The Nobel in literature claimed by the Swede Tomas Transtromer this year, another poet who can make a symphony out of the greatest personal disasters. Nearly robbed of speech by paralysis, Transtromer continues to believe that out of the winter gloom, a tremolo rises from hidden instrument.
“My poems, he says, “are meeting places. Their intent is to make a sudden connection between aspects of reality that conventional languages and outlooks ordinarily kept apart. What looks at first like a confrontation turns out to be a connection.”
It is such a “connection” that I had chanced upon last evening at Nehu guesthouse on its Tura campus. While nursing a drink in my room, the handsome and gregarious Syrian young man, Hassan Hassan, said that he was from Kassavene, the same village that Adonis comes from.

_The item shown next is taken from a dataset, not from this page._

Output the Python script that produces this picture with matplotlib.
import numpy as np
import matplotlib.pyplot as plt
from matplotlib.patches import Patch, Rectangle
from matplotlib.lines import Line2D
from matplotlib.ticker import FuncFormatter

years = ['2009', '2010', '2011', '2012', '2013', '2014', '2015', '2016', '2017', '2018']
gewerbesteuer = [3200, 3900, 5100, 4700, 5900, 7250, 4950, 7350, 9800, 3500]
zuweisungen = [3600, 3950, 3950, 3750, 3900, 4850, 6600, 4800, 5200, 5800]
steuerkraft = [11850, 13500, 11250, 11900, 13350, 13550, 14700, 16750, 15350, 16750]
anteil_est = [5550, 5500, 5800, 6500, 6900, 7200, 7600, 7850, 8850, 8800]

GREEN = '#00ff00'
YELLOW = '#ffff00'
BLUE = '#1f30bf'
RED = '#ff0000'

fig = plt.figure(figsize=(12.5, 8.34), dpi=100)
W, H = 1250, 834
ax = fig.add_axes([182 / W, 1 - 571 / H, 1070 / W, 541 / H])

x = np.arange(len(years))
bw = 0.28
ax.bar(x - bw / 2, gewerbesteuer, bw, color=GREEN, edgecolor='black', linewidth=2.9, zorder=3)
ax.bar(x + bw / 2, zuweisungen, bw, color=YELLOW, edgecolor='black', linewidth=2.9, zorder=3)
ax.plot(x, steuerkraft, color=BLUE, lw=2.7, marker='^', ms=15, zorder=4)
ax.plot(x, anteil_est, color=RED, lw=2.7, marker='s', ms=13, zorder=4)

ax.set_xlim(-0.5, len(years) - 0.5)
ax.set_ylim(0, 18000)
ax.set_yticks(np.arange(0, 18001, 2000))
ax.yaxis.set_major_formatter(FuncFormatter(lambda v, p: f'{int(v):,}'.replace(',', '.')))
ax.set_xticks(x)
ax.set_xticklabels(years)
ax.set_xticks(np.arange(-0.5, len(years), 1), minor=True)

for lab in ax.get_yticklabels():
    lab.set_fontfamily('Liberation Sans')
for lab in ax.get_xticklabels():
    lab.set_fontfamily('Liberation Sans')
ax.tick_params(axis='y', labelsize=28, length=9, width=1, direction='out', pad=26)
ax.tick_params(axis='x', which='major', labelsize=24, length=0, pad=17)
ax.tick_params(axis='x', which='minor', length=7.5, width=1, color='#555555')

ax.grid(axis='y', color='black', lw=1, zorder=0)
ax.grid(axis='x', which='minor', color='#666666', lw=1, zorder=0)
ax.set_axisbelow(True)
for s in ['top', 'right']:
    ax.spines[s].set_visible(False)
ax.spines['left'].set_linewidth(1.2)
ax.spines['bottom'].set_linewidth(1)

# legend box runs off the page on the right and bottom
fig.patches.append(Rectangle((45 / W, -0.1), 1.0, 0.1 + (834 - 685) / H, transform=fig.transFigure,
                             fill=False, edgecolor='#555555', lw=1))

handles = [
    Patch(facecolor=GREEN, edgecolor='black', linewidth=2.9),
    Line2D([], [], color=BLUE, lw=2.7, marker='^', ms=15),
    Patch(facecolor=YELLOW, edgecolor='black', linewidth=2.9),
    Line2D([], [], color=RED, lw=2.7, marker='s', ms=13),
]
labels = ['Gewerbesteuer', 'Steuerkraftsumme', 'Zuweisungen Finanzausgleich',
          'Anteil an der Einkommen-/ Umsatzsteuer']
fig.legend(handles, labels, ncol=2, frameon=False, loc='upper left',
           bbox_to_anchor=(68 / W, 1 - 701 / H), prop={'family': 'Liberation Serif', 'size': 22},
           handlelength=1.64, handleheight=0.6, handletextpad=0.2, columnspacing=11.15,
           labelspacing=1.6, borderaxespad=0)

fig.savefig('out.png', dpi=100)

Hassan, like Adonis, understands the rhythm of life and history. He keeps an open mind and believes in being himself. I had gathered quite a lot from him and his tall, ideally slim and entirely beautiful wife Rawnak, as we sat gossiping in my room. They are here on a research project and we met again at breakfast the next morning. I introduced them to Prof. B.N. Singh who is a formidable multitasker and teaches management and trains managers. He looks like Sanjeev Kumar and has the same genial manner. He trusts and subscribes to no pill and cures and is entirely without tension, and does not even have hypertension for all his 66 years and his hectic lifestyle. I had to excuse myself as I had to finish this write up. I had written a paragraph or two when they come in as gracefully as ever to tell me to knock on their door if I needed anything. Besides, Rawnak also took two of my mineral water bottles to chill in her fridge. And the greatest surprise was when Hassan comes in with a steaming cup of percolated Turkish coffee, “Toorkish”, as he says and offering it to me says, “Writers need strong coffee when they write and ponder.” That was huge for me. I have to say that surprises are always pleasant, otherwise they are shocks.